- Oshabeni Oshabeni
- Coordinates: 30°36′53″S 30°21′31″E﻿ / ﻿30.61472°S 30.35861°E
- Country: South Africa
- Province: KwaZulu-Natal
- District: Ugu
- Municipality: Ray Nkonyeni

Area
- • Total: 11.59 km^{2} (4.47 sq mi)

Population (2011)
- • Total: 9,808
- • Density: 846.2/km^{2} (2,192/sq mi)

Racial makeup (2011)
- • Black African: 99.7%
- • Indian/Asian: 0.12%
- • White: 0.08%
- • Coloured: 0.07%
- • Other: 0.02%

First languages (2011)
- • Zulu: 95.4%
- • English: 1.42%
- • Ndebele: 1.1%
- • Xhosa: 0.7%
- • Other: 1.38%
- Time zone: UTC+2 (SAST)
- PO box: 4246

= Oshabeni =

Settlement in KwaZulu-Natal, South Africa

Oshabeni, also known as Oshabeni Watersheds, is a rural settlement situated on the South Coast of KwaZulu-Natal, South Africa, approximately 22 kilometres (13.67 mi) north-west of Port Shepstone and 25 kilometres (15.53) south-east of St Faith’s.
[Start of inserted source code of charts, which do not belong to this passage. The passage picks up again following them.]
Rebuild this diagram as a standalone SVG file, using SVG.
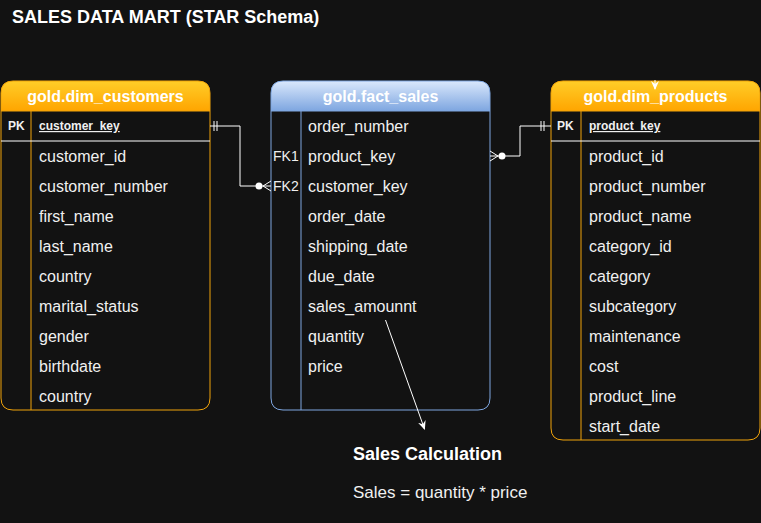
<svg xmlns="http://www.w3.org/2000/svg" width="761" height="523" viewBox="0 0 761 523">
<style>
text{font-family:"Liberation Sans",Arial,sans-serif}
.hdr{font-size:16px;font-weight:bold;fill:#fff;text-anchor:middle}
.row{font-size:16px;fill:#f0f0f0}
.pk{font-size:12px;font-weight:bold;fill:#f0f0f0}
.key{font-size:12px;font-weight:bold;fill:#f0f0f0;text-decoration:underline}
.fk{font-size:14px;fill:#f0f0f0}
.orl{stroke:#f0a30a;stroke-width:1;fill:none}
.bll{stroke:#7ea6e0;stroke-width:1;fill:none}
.wl{stroke:#ffffff;stroke-width:1;fill:none}
.conn{stroke:#ffffff;stroke-width:1;fill:none}
</style>
<defs>
<linearGradient id="gOr" x1="0" y1="0" x2="0" y2="1"><stop offset="0" stop-color="#ffcd28"/><stop offset="1" stop-color="#ffa500"/></linearGradient>
<linearGradient id="gBl" x1="0" y1="0" x2="0" y2="1"><stop offset="0" stop-color="#dae8fc"/><stop offset="1" stop-color="#7ea6e0"/></linearGradient>
<marker id="arr" markerWidth="10" markerHeight="10" refX="8" refY="5" orient="auto" markerUnits="userSpaceOnUse"><path d="M0,1 L9,5 L0,9 L3,5 Z" fill="#fff"/></marker>
</defs>
<rect width="761" height="523" fill="#121212"/>
<text x="12" y="23" style="font-size:18px;font-weight:bold;fill:#fff">SALES DATA MART (STAR Schema)</text>

<g id="dim_customers">
<path d="M1,111 V93 Q1,81 13,81 H198 Q210,81 210,93 V111 Z" fill="url(#gOr)"/>
<path d="M1,111 H210 V398 Q210,410 198,410 H13 Q1,410 1,398 Z" fill="#121212"/>
<path class="orl" d="M1,111 V93 Q1,81 13,81 H198 Q210,81 210,93 V398 Q210,410 198,410 H13 Q1,410 1,398 Z"/>
<line class="orl" x1="1" y1="111" x2="210" y2="111"/>
<line class="orl" x1="31" y1="111" x2="31" y2="410"/>
<line class="wl" x1="1" y1="141" x2="210" y2="141"/>
<text class="hdr" x="105.5" y="102">gold.dim_customers</text>
<text class="pk" x="8" y="130">PK</text>
<text class="key" x="39" y="130">customer_key</text>
<text class="row" x="39" y="162">customer_id</text>
<text class="row" x="39" y="192">customer_number</text>
<text class="row" x="39" y="222">first_name</text>
<text class="row" x="39" y="252">last_name</text>
<text class="row" x="39" y="282">country</text>
<text class="row" x="39" y="312">marital_status</text>
<text class="row" x="39" y="342">gender</text>
<text class="row" x="39" y="372">birthdate</text>
<text class="row" x="39" y="402">country</text>
</g>

<g id="fact_sales">
<path d="M271,111 V93 Q271,81 283,81 H478 Q490,81 490,93 V111 Z" fill="url(#gBl)"/>
<path d="M271,111 H490 V398 Q490,410 478,410 H283 Q271,410 271,398 Z" fill="#121212"/>
<path class="bll" d="M271,111 V93 Q271,81 283,81 H478 Q490,81 490,93 V398 Q490,410 478,410 H283 Q271,410 271,398 Z"/>
<line class="bll" x1="271" y1="111" x2="490" y2="111"/>
<line class="bll" x1="301" y1="111" x2="301" y2="410"/>
<text class="hdr" x="380.5" y="102">gold.fact_sales</text>
<text class="row" x="308" y="132">order_number</text>
<text class="fk" x="273" y="161">FK1</text>
<text class="row" x="308" y="162">product_key</text>
<text class="fk" x="273" y="191">FK2</text>
<text class="row" x="308" y="192">customer_key</text>
<text class="row" x="308" y="222">order_date</text>
<text class="row" x="308" y="252">shipping_date</text>
<text class="row" x="308" y="282">due_date</text>
<text class="row" x="308" y="312">sales_amounnt</text>
<text class="row" x="308" y="342">quantity</text>
<text class="row" x="308" y="372">price</text>
</g>

<g id="dim_products">
<path d="M551,111 V93 Q551,81 563,81 H748 Q760,81 760,93 V111 Z" fill="url(#gOr)"/>
<path d="M551,111 H760 V428 Q760,440 748,440 H563 Q551,440 551,428 Z" fill="#121212"/>
<path class="orl" d="M551,111 V93 Q551,81 563,81 H748 Q760,81 760,93 V428 Q760,440 748,440 H563 Q551,440 551,428 Z"/>
<line class="orl" x1="551" y1="111" x2="760" y2="111"/>
<line class="orl" x1="581" y1="111" x2="581" y2="440"/>
<line class="wl" x1="551" y1="141" x2="760" y2="141"/>
<text class="hdr" x="655.5" y="102">gold.dim_products</text>
<text class="pk" x="557" y="130">PK</text>
<text class="key" x="589" y="130">product_key</text>
<text class="row" x="589" y="162">product_id</text>
<text class="row" x="589" y="192">product_number</text>
<text class="row" x="589" y="222">product_name</text>
<text class="row" x="589" y="252">category_id</text>
<text class="row" x="589" y="282">category</text>
<text class="row" x="589" y="312">subcategory</text>
<text class="row" x="589" y="342">maintenance</text>
<text class="row" x="589" y="372">cost</text>
<text class="row" x="589" y="402">product_line</text>
<text class="row" x="589" y="432">start_date</text>
</g>

<g id="sales_calc">
<text x="353" y="460" style="font-size:18px;font-weight:bold;fill:#fff">Sales Calculation</text>
<text x="353" y="498" style="font-size:17px;fill:#f0f0f0">Sales = quantity * price</text>
</g>

<g id="connectors">
<path class="conn" d="M210,126 H240 V186 H271"/>
<line class="conn" x1="214" y1="121" x2="214" y2="131"/>
<line class="conn" x1="217" y1="121" x2="217" y2="131"/>
<circle cx="259" cy="186" r="3.5" fill="#fff"/>
<path class="conn" d="M271,181 L263,186 L271,191"/>
<path class="conn" d="M490,156 H520 V126 H551"/>
<line class="conn" x1="541" y1="121" x2="541" y2="131"/>
<line class="conn" x1="544" y1="121" x2="544" y2="131"/>
<circle cx="502" cy="156" r="3.5" fill="#fff"/>
<path class="conn" d="M490,151 L498,156 L490,161"/>
<line class="conn" x1="385.5" y1="320" x2="424.5" y2="429" marker-end="url(#arr)"/>
<line class="conn" x1="655" y1="80" x2="655" y2="89" marker-end="url(#arr)"/>
</g>
</svg>
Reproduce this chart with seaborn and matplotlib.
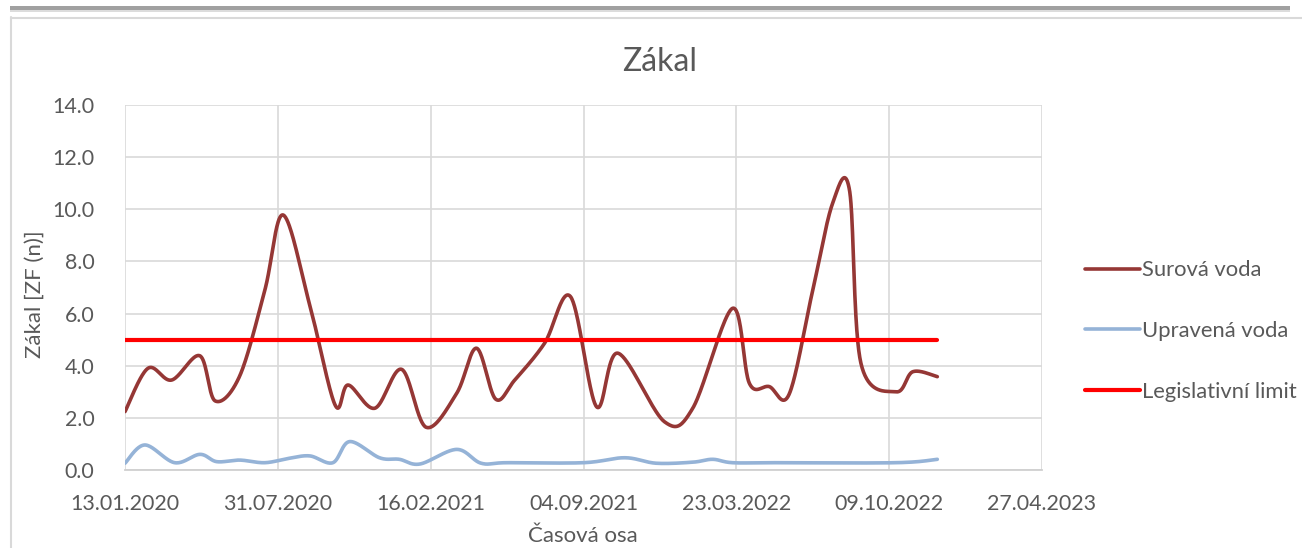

Geographically, it lies on the watershed between the uMzimkhulu River to the south and the uMtentweni River to the north.

== Governance ==
Oshabeni is governed by the Ray Nkonyeni Local Municipality, which forms part of the larger Ugu District Municipality. Traditionally, it governed by the Zulu Tribal authority under the leadership of Inkosi Sithembiso kaZiwengu Lushaba.

== Education ==
There are two high schools within the area including Malusi High School and . Other educational institutions include ECD institutions, three primary schools, and a Tvet college.

== Economy ==
There are two companies located south of Oshabeni that conduct mining operations which create job opportunities for local residents. South of the uMzimkhulu River is the Simuma Quarry operated by Natal Portland Cement (NPC) while to the north of the river is the Oshabeni Quarry operated by Rosican.

== Transport ==
Oshabeni lies along the P68 (St Faith’s Road) which connects the area with St Faith’s to the north-west and with Umtentweni (north of Port Shepstone) to the south-east.